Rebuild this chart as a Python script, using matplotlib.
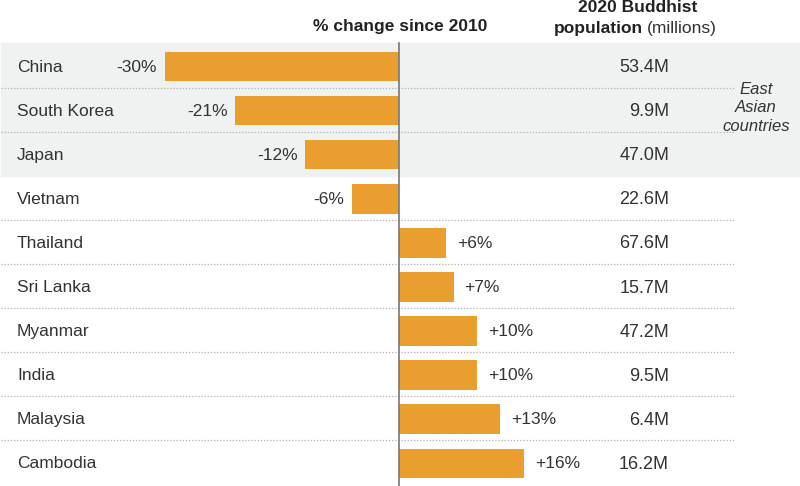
import numpy as np
import matplotlib.pyplot as plt

plt.rcParams['font.family'] = ['Liberation Sans', 'DejaVu Sans']

# Datos del gráfico
countries = ['China', 'South Korea', 'Japan', 'Vietnam', 'Thailand',
             'Sri Lanka', 'Myanmar', 'India', 'Malaysia', 'Cambodia']
pct_change = [-30, -21, -12, -6, 6, 7, 10, 10, 13, 16]
population = [53.4, 9.9, 47.0, 22.6, 67.6, 15.7, 47.2, 9.5, 6.4, 16.2]
east_asian = ['China', 'South Korea', 'Japan']

bar_color = '#E99E2F'
text_color = '#333333'

fig = plt.figure(figsize=(8, 4.86), dpi=100)
ax = fig.add_axes([0, 0, 1, 1])

# escala: 0% en x=399 px, 7.8 px por punto
px = 7.8
ax.set_xlim(-399 / px, (800 - 399) / px)
ax.set_ylim((486 - 65.55) / 44.1, -65.55 / 44.1)
ax.axis('off')

y = np.arange(len(countries))
n_east = len(east_asian)

# Fondo gris para los países de Asia oriental
ax.axhspan(-0.5, n_east - 0.5, xmin=0.001, xmax=1, color='#F0F1F1', zorder=0)

# Separadores punteados
x_end = (735 - 399) / px
x_start = (1 - 399) / px
for i in range(len(countries) - 1):
    if i == n_east - 1:
        continue
    ax.plot([x_start, x_end], [i + 0.5, i + 0.5], color='#B0B0B0',
            linestyle=(0, (1, 1.5)), linewidth=0.9, zorder=1)

ax.barh(y + 0.02, pct_change, height=0.67, color=bar_color, zorder=2)

# Línea del cero
ax.plot([0, 0], [-0.5, 9.6], color='#777777', linewidth=1.2, zorder=3)

name_x = (17 - 399) / px
val_x = (669 - 399) / px
for i, (c, p, v) in enumerate(zip(countries, pct_change, population)):
    ax.text(name_x, i, c, ha='left', va='center_baseline', fontsize=12.5,
            color=text_color)
    if p < 0:
        ax.text(p - 1.0, i, f'{p}%', ha='right', va='center_baseline',
                fontsize=12.5, color=text_color)
    else:
        ax.text(p + 1.4, i, f'+{p}%', ha='left', va='center_baseline',
                fontsize=12.5, color=text_color)
    ax.text(val_x, i, f'{v:.1f}M', ha='right', va='center_baseline', fontsize=13,
            color=text_color)

# Encabezados
fig.text(400 / 800, 1 - 27 / 486, '% change since 2010', ha='center', va='center',
         fontsize=12.5, fontweight='bold', color='#222222')
fig.text(638 / 800, 1 - 7 / 486, '2020 Buddhist', ha='center', va='center',
         fontsize=12.5, fontweight='bold', color='#222222')
fig.text(643 / 800, 1 - 29 / 486, 'population', ha='right', va='center',
         fontsize=12.5, fontweight='bold', color='#222222')
fig.text(647 / 800, 1 - 29 / 486, '(millions)', ha='left', va='center',
         fontsize=12.5, color='#333333')

fig.text(756 / 800, 1 - 108 / 486, 'East\nAsian\ncountries', ha='center',
         va='center', fontsize=12, fontstyle='italic', color=text_color,
         linespacing=1.3)

plt.savefig('out.png', dpi=100)
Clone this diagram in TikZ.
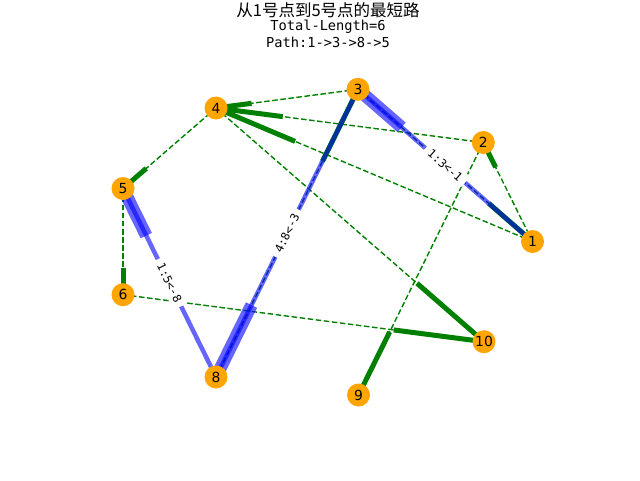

■ Task brief ■
Take the records above from their first line through the line with "plt.rcParams['font.family'] = ['Liberation" and set those lines down word for word, minus the pictures.

■ Written answer ■
Rebuild this chart as a Python script, using matplotlib.
import numpy as np
import matplotlib.pyplot as plt

plt.rcParams['font.family'] = ['Liberation Sans', 'DejaVu Sans']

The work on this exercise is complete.